▸ BRIEF:
Below is a listing to transcribe in full and exactly; keep the pictures out.

▸ DATASET CONTENT:
▼

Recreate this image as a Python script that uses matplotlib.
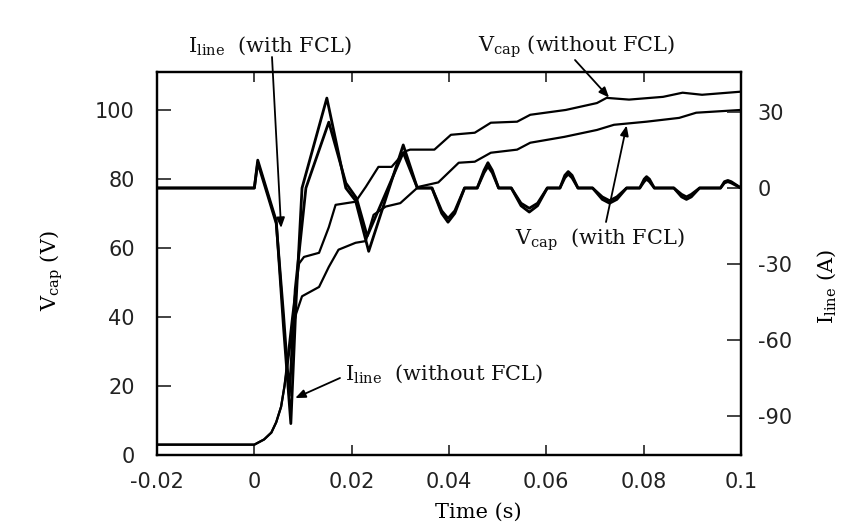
import matplotlib
matplotlib.use("Agg")
import matplotlib.pyplot as plt

# ---- data ----
t_vcap_without = [-0.02, 0.0, 0.002, 0.0035, 0.0045, 0.0055, 0.0062, 0.007, 0.0078, 0.0085,
                  0.0092, 0.0102, 0.0133, 0.0153, 0.0167, 0.0208, 0.0229, 0.0255, 0.0282,
                  0.031, 0.032, 0.037, 0.0404, 0.0453, 0.0486, 0.054, 0.0567, 0.064, 0.0704,
                  0.0724, 0.077, 0.084, 0.088, 0.092, 0.1]
vcap_without = [3, 3, 4.5, 6.5, 9.5, 14, 20, 30, 40, 48,
                55.5, 57.4, 58.6, 66, 72.5, 73.4, 77.7, 83.5, 83.5,
                88, 88.5, 88.5, 92.8, 93.4, 96.3, 96.6, 98.6, 100, 102,
                103.5, 103, 103.8, 105, 104.4, 105.3]

t_vcap_with = [-0.02, 0.0, 0.002, 0.0035, 0.0045, 0.0055, 0.0062, 0.007, 0.0078, 0.0086,
               0.0098, 0.0133, 0.0153, 0.0173, 0.0208, 0.0229, 0.0245, 0.027, 0.030,
               0.0337, 0.0378, 0.042, 0.0453, 0.0486, 0.054, 0.0567, 0.0637, 0.0704,
               0.0739, 0.0806, 0.0873, 0.0908, 0.1]
vcap_with = [3, 3, 4.5, 6.5, 9.5, 14, 20, 28, 36, 41,
             46, 48.7, 54.5, 59.5, 61.5, 62, 69.6, 72, 73,
             77.7, 79, 84.7, 85, 87.6, 88.5, 90.5, 92.2, 94.2,
             95.7, 96.6, 97.7, 99.2, 100]

t_iline_without = [-0.02, 0.0, 0.0007, 0.0045, 0.006, 0.0075, 0.0086, 0.0098, 0.0149,
                   0.0188, 0.0208, 0.0235, 0.0306, 0.0335, 0.0365, 0.0385, 0.0398, 0.0412,
                   0.0432, 0.0458, 0.0472, 0.048, 0.0489, 0.0502, 0.0528, 0.0548, 0.0565,
                   0.0582, 0.0602, 0.0628, 0.0638, 0.0645, 0.0653, 0.0665, 0.0695, 0.0715,
                   0.073, 0.0745, 0.0765, 0.0792, 0.0801, 0.0806, 0.0812, 0.0822, 0.0862,
                   0.0878, 0.0888, 0.0898, 0.0915, 0.0958, 0.0966, 0.0973, 0.098, 0.1]
iline_without = [0, 0, 11, -13, -55, -93, -44, 0, 35.5,
                 0, -5, -25, 17, 0, 0, -10, -13.5, -10,
                 0, 0, 7, 10, 7, 0, 0, -7, -9.5,
                 -7, 0, 0, 5, 6.5, 5, 0, 0, -4.5,
                 -6, -4.5, 0, 0, 3.5, 4.5, 3.5, 0, 0,
                 -3.5, -4.5, -3.5, 0, 0, 2.5, 3, 2.5, 0]

t_iline_with = [-0.02, 0.0, 0.0007, 0.0045, 0.006, 0.0072, 0.0084, 0.0106, 0.0153,
                0.0188, 0.021, 0.0232, 0.0306, 0.0335, 0.0365, 0.0385, 0.0398, 0.0412,
                0.0432, 0.0458, 0.0472, 0.048, 0.0489, 0.0502, 0.0528, 0.0548, 0.0565,
                0.0582, 0.0602, 0.0628, 0.0638, 0.0645, 0.0653, 0.0665, 0.0695, 0.0715,
                0.073, 0.0745, 0.0765, 0.0792, 0.0801, 0.0806, 0.0812, 0.0822, 0.0862,
                0.0878, 0.0888, 0.0898, 0.0915, 0.0958, 0.0966, 0.0973, 0.098, 0.1]
iline_with = [0, 0, 10, -14, -50, -82, -40, 0, 26,
              2, -4, -19, 14, 0, 0, -9, -12, -9,
              0, 0, 6, 8.5, 6, 0, 0, -6, -8,
              -6, 0, 0, 4, 5.5, 4, 0, 0, -3.5,
              -5, -3.5, 0, 0, 2.5, 3.5, 2.5, 0, 0,
              -2.5, -3.5, -2.5, 0, 0, 2, 2.5, 2, 0]

xticks = [-0.02, 0.0, 0.02, 0.04, 0.06, 0.08, 0.1]
xticklabels = ["-0.02", "0", "0.02", "0.04", "0.06", "0.08", "0.1"]
vticks = [0, 20, 40, 60, 80, 100]
iticks = [-90, -60, -30, 0, 30]

serif = ["DejaVu Serif"]
plt.rcParams["font.family"] = ["DejaVu Sans"]
plt.rcParams["mathtext.default"] = "regular"
plt.rcParams["axes.unicode_minus"] = False

fig = plt.figure(figsize=(8.51, 5.29), dpi=100)
ax = fig.add_axes([0.1845, 0.1399, 0.6862, 0.724])
ax2 = ax.twinx()

lw = 1.6
ax.plot(t_vcap_without, vcap_without, color="black", lw=lw)
ax.plot(t_vcap_with, vcap_with, color="black", lw=lw)
ax2.plot(t_iline_without, iline_without, color="black", lw=lw + 0.4)
ax2.plot(t_iline_with, iline_with, color="black", lw=lw + 0.4)

ax.set_xlim(-0.02, 0.1)
ax.set_ylim(0, 111)
ax2.set_ylim(-105.4, 45.8)

ax.set_xticks(xticks)
ax.set_xticklabels(xticklabels)
ax.set_yticks(vticks)
ax2.set_yticks(iticks)

ax.tick_params(axis="x", direction="in", top=True, bottom=True, length=7, width=1.2,
               labelsize=15, pad=12, colors="#222222")
ax.tick_params(axis="y", direction="in", left=True, right=False, length=10, width=1.2,
               labelsize=15, pad=16, colors="#222222")
ax2.tick_params(axis="y", direction="in", right=True, length=10, width=1.2,
                labelsize=15, pad=12, colors="#222222")
for a in (ax, ax2):
    for s in a.spines.values():
        s.set_linewidth(1.6)

ax.set_xlabel("Time (s)", family=serif, fontsize=15)
ax.xaxis.set_label_coords(0.551, -0.125)
ax.set_ylabel(r"V$_{cap}$ (V)", family=serif, fontsize=15)
ax.yaxis.set_label_coords(-0.157, 0.48)
ax2.set_ylabel(r"I$_{line}$ (A)", family=serif, fontsize=15, rotation=90)
ax2.yaxis.set_label_coords(1.127, 0.44)

W, H = 851.0, 529.0
def fp(x, y):
    return (x / W, 1 - y / H)

txt_kw = dict(family=serif, fontsize=15, color="#111111")
fig.text(*fp(188, 52), r"I$_{line}$  (with FCL)", ha="left", va="baseline", **txt_kw)
fig.text(*fp(478, 52), r"V$_{cap}$ (without FCL)", ha="left", va="baseline", **txt_kw)
fig.text(*fp(515, 245), r"V$_{cap}$  (with FCL)", ha="left", va="baseline", **txt_kw)
fig.text(*fp(345, 380), r"I$_{line}$  (without FCL)", ha="left", va="baseline", **txt_kw)

arrow = dict(arrowstyle="-|>,head_length=0.6,head_width=0.25", color="black", lw=1.3,
             shrinkA=0, shrinkB=0)
ax.annotate("", xy=(0.0055, 65.8), xycoords="data", xytext=fp(272, 57),
            textcoords="figure fraction", arrowprops=arrow, annotation_clip=False)
ax.annotate("", xy=(0.0729, 103.6), xycoords="data", xytext=fp(575, 60),
            textcoords="figure fraction", arrowprops=arrow, annotation_clip=False)
ax.annotate("", xy=(0.0765, 95.5), xycoords="data", xytext=fp(606, 222),
            textcoords="figure fraction", arrowprops=arrow, annotation_clip=False)
ax.annotate("", xy=(0.0084, 16.5), xycoords="data", xytext=fp(340, 378),
            textcoords="figure fraction", arrowprops=arrow, annotation_clip=False)

fig.savefig("out.png", dpi=100, facecolor="white")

▲

▸ FINAL RESULT:
Recreate this image as a Python script that uses matplotlib.
import matplotlib
matplotlib.use("Agg")
import matplotlib.pyplot as plt

# ---- data ----
t_vcap_without = [-0.02, 0.0, 0.002, 0.0035, 0.0045, 0.0055, 0.0062, 0.007, 0.0078, 0.0085,
                  0.0092, 0.0102, 0.0133, 0.0153, 0.0167, 0.0208, 0.0229, 0.0255, 0.0282,
                  0.031, 0.032, 0.037, 0.0404, 0.0453, 0.0486, 0.054, 0.0567, 0.064, 0.0704,
                  0.0724, 0.077, 0.084, 0.088, 0.092, 0.1]
vcap_without = [3, 3, 4.5, 6.5, 9.5, 14, 20, 30, 40, 48,
                55.5, 57.4, 58.6, 66, 72.5, 73.4, 77.7, 83.5, 83.5,
                88, 88.5, 88.5, 92.8, 93.4, 96.3, 96.6, 98.6, 100, 102,
                103.5, 103, 103.8, 105, 104.4, 105.3]

t_vcap_with = [-0.02, 0.0, 0.002, 0.0035, 0.0045, 0.0055, 0.0062, 0.007, 0.0078, 0.0086,
               0.0098, 0.0133, 0.0153, 0.0173, 0.0208, 0.0229, 0.0245, 0.027, 0.030,
               0.0337, 0.0378, 0.042, 0.0453, 0.0486, 0.054, 0.0567, 0.0637, 0.0704,
               0.0739, 0.0806, 0.0873, 0.0908, 0.1]
vcap_with = [3, 3, 4.5, 6.5, 9.5, 14, 20, 28, 36, 41,
             46, 48.7, 54.5, 59.5, 61.5, 62, 69.6, 72, 73,
             77.7, 79, 84.7, 85, 87.6, 88.5, 90.5, 92.2, 94.2,
             95.7, 96.6, 97.7, 99.2, 100]

t_iline_without = [-0.02, 0.0, 0.0007, 0.0045, 0.006, 0.0075, 0.0086, 0.0098, 0.0149,
                   0.0188, 0.0208, 0.0235, 0.0306, 0.0335, 0.0365, 0.0385, 0.0398, 0.0412,
                   0.0432, 0.0458, 0.0472, 0.048, 0.0489, 0.0502, 0.0528, 0.0548, 0.0565,
                   0.0582, 0.0602, 0.0628, 0.0638, 0.0645, 0.0653, 0.0665, 0.0695, 0.0715,
                   0.073, 0.0745, 0.0765, 0.0792, 0.0801, 0.0806, 0.0812, 0.0822, 0.0862,
                   0.0878, 0.0888, 0.0898, 0.0915, 0.0958, 0.0966, 0.0973, 0.098, 0.1]
iline_without = [0, 0, 11, -13, -55, -93, -44, 0, 35.5,
                 0, -5, -25, 17, 0, 0, -10, -13.5, -10,
                 0, 0, 7, 10, 7, 0, 0, -7, -9.5,
                 -7, 0, 0, 5, 6.5, 5, 0, 0, -4.5,
                 -6, -4.5, 0, 0, 3.5, 4.5, 3.5, 0, 0,
                 -3.5, -4.5, -3.5, 0, 0, 2.5, 3, 2.5, 0]

t_iline_with = [-0.02, 0.0, 0.0007, 0.0045, 0.006, 0.0072, 0.0084, 0.0106, 0.0153,
                0.0188, 0.021, 0.0232, 0.0306, 0.0335, 0.0365, 0.0385, 0.0398, 0.0412,
                0.0432, 0.0458, 0.0472, 0.048, 0.0489, 0.0502, 0.0528, 0.0548, 0.0565,
                0.0582, 0.0602, 0.0628, 0.0638, 0.0645, 0.0653, 0.0665, 0.0695, 0.0715,
                0.073, 0.0745, 0.0765, 0.0792, 0.0801, 0.0806, 0.0812, 0.0822, 0.0862,
                0.0878, 0.0888, 0.0898, 0.0915, 0.0958, 0.0966, 0.0973, 0.098, 0.1]
iline_with = [0, 0, 10, -14, -50, -82, -40, 0, 26,
              2, -4, -19, 14, 0, 0, -9, -12, -9,
              0, 0, 6, 8.5, 6, 0, 0, -6, -8,
              -6, 0, 0, 4, 5.5, 4, 0, 0, -3.5,
              -5, -3.5, 0, 0, 2.5, 3.5, 2.5, 0, 0,
              -2.5, -3.5, -2.5, 0, 0, 2, 2.5, 2, 0]

xticks = [-0.02, 0.0, 0.02, 0.04, 0.06, 0.08, 0.1]
xticklabels = ["-0.02", "0", "0.02", "0.04", "0.06", "0.08", "0.1"]
vticks = [0, 20, 40, 60, 80, 100]
iticks = [-90, -60, -30, 0, 30]

serif = ["DejaVu Serif"]
plt.rcParams["font.family"] = ["DejaVu Sans"]
plt.rcParams["mathtext.default"] = "regular"
plt.rcParams["axes.unicode_minus"] = False

fig = plt.figure(figsize=(8.51, 5.29), dpi=100)
ax = fig.add_axes([0.1845, 0.1399, 0.6862, 0.724])
ax2 = ax.twinx()

lw = 1.6
ax.plot(t_vcap_without, vcap_without, color="black", lw=lw)
ax.plot(t_vcap_with, vcap_with, color="black", lw=lw)
ax2.plot(t_iline_without, iline_without, color="black", lw=lw + 0.4)
ax2.plot(t_iline_with, iline_with, color="black", lw=lw + 0.4)

ax.set_xlim(-0.02, 0.1)
ax.set_ylim(0, 111)
ax2.set_ylim(-105.4, 45.8)

ax.set_xticks(xticks)
ax.set_xticklabels(xticklabels)
ax.set_yticks(vticks)
ax2.set_yticks(iticks)

ax.tick_params(axis="x", direction="in", top=True, bottom=True, length=7, width=1.2,
               labelsize=15, pad=12, colors="#222222")
ax.tick_params(axis="y", direction="in", left=True, right=False, length=10, width=1.2,
               labelsize=15, pad=16, colors="#222222")
ax2.tick_params(axis="y", direction="in", right=True, length=10, width=1.2,
                labelsize=15, pad=12, colors="#222222")
for a in (ax, ax2):
    for s in a.spines.values():
        s.set_linewidth(1.6)

ax.set_xlabel("Time (s)", family=serif, fontsize=15)
ax.xaxis.set_label_coords(0.551, -0.125)
ax.set_ylabel(r"V$_{cap}$ (V)", family=serif, fontsize=15)
ax.yaxis.set_label_coords(-0.157, 0.48)
ax2.set_ylabel(r"I$_{line}$ (A)", family=serif, fontsize=15, rotation=90)
ax2.yaxis.set_label_coords(1.127, 0.44)

W, H = 851.0, 529.0
def fp(x, y):
    return (x / W, 1 - y / H)

txt_kw = dict(family=serif, fontsize=15, color="#111111")
fig.text(*fp(188, 52), r"I$_{line}$  (with FCL)", ha="left", va="baseline", **txt_kw)
fig.text(*fp(478, 52), r"V$_{cap}$ (without FCL)", ha="left", va="baseline", **txt_kw)
fig.text(*fp(515, 245), r"V$_{cap}$  (with FCL)", ha="left", va="baseline", **txt_kw)
fig.text(*fp(345, 380), r"I$_{line}$  (without FCL)", ha="left", va="baseline", **txt_kw)

arrow = dict(arrowstyle="-|>,head_length=0.6,head_width=0.25", color="black", lw=1.3,
             shrinkA=0, shrinkB=0)
ax.annotate("", xy=(0.0055, 65.8), xycoords="data", xytext=fp(272, 57),
            textcoords="figure fraction", arrowprops=arrow, annotation_clip=False)
ax.annotate("", xy=(0.0729, 103.6), xycoords="data", xytext=fp(575, 60),
            textcoords="figure fraction", arrowprops=arrow, annotation_clip=False)
ax.annotate("", xy=(0.0765, 95.5), xycoords="data", xytext=fp(606, 222),
            textcoords="figure fraction", arrowprops=arrow, annotation_clip=False)
ax.annotate("", xy=(0.0084, 16.5), xycoords="data", xytext=fp(340, 378),
            textcoords="figure fraction", arrowprops=arrow, annotation_clip=False)

fig.savefig("out.png", dpi=100, facecolor="white")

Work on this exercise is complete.